YOUR GOAL — Repeat the listing in full, exactly as it stands.

GIVEN DATA —
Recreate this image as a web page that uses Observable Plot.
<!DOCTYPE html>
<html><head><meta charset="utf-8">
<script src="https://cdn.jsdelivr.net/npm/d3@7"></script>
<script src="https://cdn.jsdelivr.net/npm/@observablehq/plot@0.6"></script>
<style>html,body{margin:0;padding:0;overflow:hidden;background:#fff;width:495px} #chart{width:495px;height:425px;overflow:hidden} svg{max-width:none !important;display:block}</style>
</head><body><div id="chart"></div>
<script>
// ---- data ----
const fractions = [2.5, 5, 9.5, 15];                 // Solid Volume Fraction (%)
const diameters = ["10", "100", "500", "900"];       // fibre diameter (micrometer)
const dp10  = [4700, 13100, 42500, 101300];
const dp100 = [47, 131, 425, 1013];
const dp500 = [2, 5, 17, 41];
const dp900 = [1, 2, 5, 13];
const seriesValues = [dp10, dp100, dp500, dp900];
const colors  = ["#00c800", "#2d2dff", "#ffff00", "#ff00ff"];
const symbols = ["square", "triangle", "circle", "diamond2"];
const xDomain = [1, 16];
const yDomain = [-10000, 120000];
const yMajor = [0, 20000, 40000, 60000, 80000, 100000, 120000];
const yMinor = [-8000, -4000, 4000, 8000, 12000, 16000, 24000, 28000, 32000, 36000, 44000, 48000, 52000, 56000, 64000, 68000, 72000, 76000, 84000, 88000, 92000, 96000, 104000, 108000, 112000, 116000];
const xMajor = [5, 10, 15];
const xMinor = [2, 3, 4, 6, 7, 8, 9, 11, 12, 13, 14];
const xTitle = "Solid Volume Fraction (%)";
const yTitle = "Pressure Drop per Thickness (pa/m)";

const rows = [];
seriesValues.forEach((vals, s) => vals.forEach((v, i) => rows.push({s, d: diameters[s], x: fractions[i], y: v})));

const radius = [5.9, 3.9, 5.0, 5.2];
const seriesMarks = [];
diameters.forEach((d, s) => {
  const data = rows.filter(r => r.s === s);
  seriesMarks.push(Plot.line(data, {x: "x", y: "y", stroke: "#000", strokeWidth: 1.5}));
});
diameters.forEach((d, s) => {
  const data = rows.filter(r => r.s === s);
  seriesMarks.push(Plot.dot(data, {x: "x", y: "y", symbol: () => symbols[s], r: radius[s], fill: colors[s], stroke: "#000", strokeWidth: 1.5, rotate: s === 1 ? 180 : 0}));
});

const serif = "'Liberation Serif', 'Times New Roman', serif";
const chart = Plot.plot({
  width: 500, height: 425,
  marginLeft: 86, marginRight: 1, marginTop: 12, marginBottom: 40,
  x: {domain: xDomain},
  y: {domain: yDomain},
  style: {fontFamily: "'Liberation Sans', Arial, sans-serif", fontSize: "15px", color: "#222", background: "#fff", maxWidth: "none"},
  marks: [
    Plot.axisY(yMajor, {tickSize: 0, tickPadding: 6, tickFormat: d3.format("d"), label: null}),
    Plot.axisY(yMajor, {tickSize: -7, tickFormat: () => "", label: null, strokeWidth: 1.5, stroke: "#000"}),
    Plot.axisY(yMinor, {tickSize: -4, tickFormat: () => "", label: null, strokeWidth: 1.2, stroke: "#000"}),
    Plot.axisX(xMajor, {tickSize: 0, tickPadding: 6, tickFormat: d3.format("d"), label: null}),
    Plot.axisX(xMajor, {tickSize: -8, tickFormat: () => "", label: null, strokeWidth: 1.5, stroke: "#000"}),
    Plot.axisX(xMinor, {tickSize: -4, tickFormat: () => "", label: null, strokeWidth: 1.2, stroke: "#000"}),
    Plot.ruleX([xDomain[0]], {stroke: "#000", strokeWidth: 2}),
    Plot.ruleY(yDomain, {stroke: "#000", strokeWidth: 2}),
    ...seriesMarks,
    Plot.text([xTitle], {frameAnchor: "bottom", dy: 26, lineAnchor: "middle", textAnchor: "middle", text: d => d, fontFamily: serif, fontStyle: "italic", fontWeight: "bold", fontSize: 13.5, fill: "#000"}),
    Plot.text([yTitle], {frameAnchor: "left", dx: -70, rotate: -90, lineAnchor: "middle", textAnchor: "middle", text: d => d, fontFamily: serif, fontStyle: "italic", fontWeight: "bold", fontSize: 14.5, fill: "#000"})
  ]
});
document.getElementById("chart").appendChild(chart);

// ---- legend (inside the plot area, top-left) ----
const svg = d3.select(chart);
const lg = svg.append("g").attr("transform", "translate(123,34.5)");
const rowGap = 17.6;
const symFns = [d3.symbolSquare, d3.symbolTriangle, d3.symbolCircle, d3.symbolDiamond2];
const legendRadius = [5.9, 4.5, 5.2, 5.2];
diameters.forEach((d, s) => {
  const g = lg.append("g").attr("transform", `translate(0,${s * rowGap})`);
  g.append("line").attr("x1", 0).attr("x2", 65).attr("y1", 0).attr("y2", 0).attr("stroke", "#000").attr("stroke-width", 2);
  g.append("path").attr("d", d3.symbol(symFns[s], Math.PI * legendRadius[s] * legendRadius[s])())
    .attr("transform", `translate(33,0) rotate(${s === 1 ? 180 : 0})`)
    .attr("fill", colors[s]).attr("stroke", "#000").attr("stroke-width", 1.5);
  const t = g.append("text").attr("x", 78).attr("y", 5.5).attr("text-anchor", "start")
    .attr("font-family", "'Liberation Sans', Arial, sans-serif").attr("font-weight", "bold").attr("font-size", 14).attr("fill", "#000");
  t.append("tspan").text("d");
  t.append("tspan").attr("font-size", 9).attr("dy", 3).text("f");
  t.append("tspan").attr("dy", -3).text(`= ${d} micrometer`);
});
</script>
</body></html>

RESULT BELOW —
Recreate this image as a web page that uses Observable Plot.
<!DOCTYPE html>
<html><head><meta charset="utf-8">
<script src="https://cdn.jsdelivr.net/npm/d3@7"></script>
<script src="https://cdn.jsdelivr.net/npm/@observablehq/plot@0.6"></script>
<style>html,body{margin:0;padding:0;overflow:hidden;background:#fff;width:495px} #chart{width:495px;height:425px;overflow:hidden} svg{max-width:none !important;display:block}</style>
</head><body><div id="chart"></div>
<script>
// ---- data ----
const fractions = [2.5, 5, 9.5, 15];                 // Solid Volume Fraction (%)
const diameters = ["10", "100", "500", "900"];       // fibre diameter (micrometer)
const dp10  = [4700, 13100, 42500, 101300];
const dp100 = [47, 131, 425, 1013];
const dp500 = [2, 5, 17, 41];
const dp900 = [1, 2, 5, 13];
const seriesValues = [dp10, dp100, dp500, dp900];
const colors  = ["#00c800", "#2d2dff", "#ffff00", "#ff00ff"];
const symbols = ["square", "triangle", "circle", "diamond2"];
const xDomain = [1, 16];
const yDomain = [-10000, 120000];
const yMajor = [0, 20000, 40000, 60000, 80000, 100000, 120000];
const yMinor = [-8000, -4000, 4000, 8000, 12000, 16000, 24000, 28000, 32000, 36000, 44000, 48000, 52000, 56000, 64000, 68000, 72000, 76000, 84000, 88000, 92000, 96000, 104000, 108000, 112000, 116000];
const xMajor = [5, 10, 15];
const xMinor = [2, 3, 4, 6, 7, 8, 9, 11, 12, 13, 14];
const xTitle = "Solid Volume Fraction (%)";
const yTitle = "Pressure Drop per Thickness (pa/m)";

const rows = [];
seriesValues.forEach((vals, s) => vals.forEach((v, i) => rows.push({s, d: diameters[s], x: fractions[i], y: v})));

const radius = [5.9, 3.9, 5.0, 5.2];
const seriesMarks = [];
diameters.forEach((d, s) => {
  const data = rows.filter(r => r.s === s);
  seriesMarks.push(Plot.line(data, {x: "x", y: "y", stroke: "#000", strokeWidth: 1.5}));
});
diameters.forEach((d, s) => {
  const data = rows.filter(r => r.s === s);
  seriesMarks.push(Plot.dot(data, {x: "x", y: "y", symbol: () => symbols[s], r: radius[s], fill: colors[s], stroke: "#000", strokeWidth: 1.5, rotate: s === 1 ? 180 : 0}));
});

const serif = "'Liberation Serif', 'Times New Roman', serif";
const chart = Plot.plot({
  width: 500, height: 425,
  marginLeft: 86, marginRight: 1, marginTop: 12, marginBottom: 40,
  x: {domain: xDomain},
  y: {domain: yDomain},
  style: {fontFamily: "'Liberation Sans', Arial, sans-serif", fontSize: "15px", color: "#222", background: "#fff", maxWidth: "none"},
  marks: [
    Plot.axisY(yMajor, {tickSize: 0, tickPadding: 6, tickFormat: d3.format("d"), label: null}),
    Plot.axisY(yMajor, {tickSize: -7, tickFormat: () => "", label: null, strokeWidth: 1.5, stroke: "#000"}),
    Plot.axisY(yMinor, {tickSize: -4, tickFormat: () => "", label: null, strokeWidth: 1.2, stroke: "#000"}),
    Plot.axisX(xMajor, {tickSize: 0, tickPadding: 6, tickFormat: d3.format("d"), label: null}),
    Plot.axisX(xMajor, {tickSize: -8, tickFormat: () => "", label: null, strokeWidth: 1.5, stroke: "#000"}),
    Plot.axisX(xMinor, {tickSize: -4, tickFormat: () => "", label: null, strokeWidth: 1.2, stroke: "#000"}),
    Plot.ruleX([xDomain[0]], {stroke: "#000", strokeWidth: 2}),
    Plot.ruleY(yDomain, {stroke: "#000", strokeWidth: 2}),
    ...seriesMarks,
    Plot.text([xTitle], {frameAnchor: "bottom", dy: 26, lineAnchor: "middle", textAnchor: "middle", text: d => d, fontFamily: serif, fontStyle: "italic", fontWeight: "bold", fontSize: 13.5, fill: "#000"}),
    Plot.text([yTitle], {frameAnchor: "left", dx: -70, rotate: -90, lineAnchor: "middle", textAnchor: "middle", text: d => d, fontFamily: serif, fontStyle: "italic", fontWeight: "bold", fontSize: 14.5, fill: "#000"})
  ]
});
document.getElementById("chart").appendChild(chart);

// ---- legend (inside the plot area, top-left) ----
const svg = d3.select(chart);
const lg = svg.append("g").attr("transform", "translate(123,34.5)");
const rowGap = 17.6;
const symFns = [d3.symbolSquare, d3.symbolTriangle, d3.symbolCircle, d3.symbolDiamond2];
const legendRadius = [5.9, 4.5, 5.2, 5.2];
diameters.forEach((d, s) => {
  const g = lg.append("g").attr("transform", `translate(0,${s * rowGap})`);
  g.append("line").attr("x1", 0).attr("x2", 65).attr("y1", 0).attr("y2", 0).attr("stroke", "#000").attr("stroke-width", 2);
  g.append("path").attr("d", d3.symbol(symFns[s], Math.PI * legendRadius[s] * legendRadius[s])())
    .attr("transform", `translate(33,0) rotate(${s === 1 ? 180 : 0})`)
    .attr("fill", colors[s]).attr("stroke", "#000").attr("stroke-width", 1.5);
  const t = g.append("text").attr("x", 78).attr("y", 5.5).attr("text-anchor", "start")
    .attr("font-family", "'Liberation Sans', Arial, sans-serif").attr("font-weight", "bold").attr("font-size", 14).attr("fill", "#000");
  t.append("tspan").text("d");
  t.append("tspan").attr("font-size", 9).attr("dy", 3).text("f");
  t.append("tspan").attr("dy", -3).text(`= ${d} micrometer`);
});
</script>
</body></html>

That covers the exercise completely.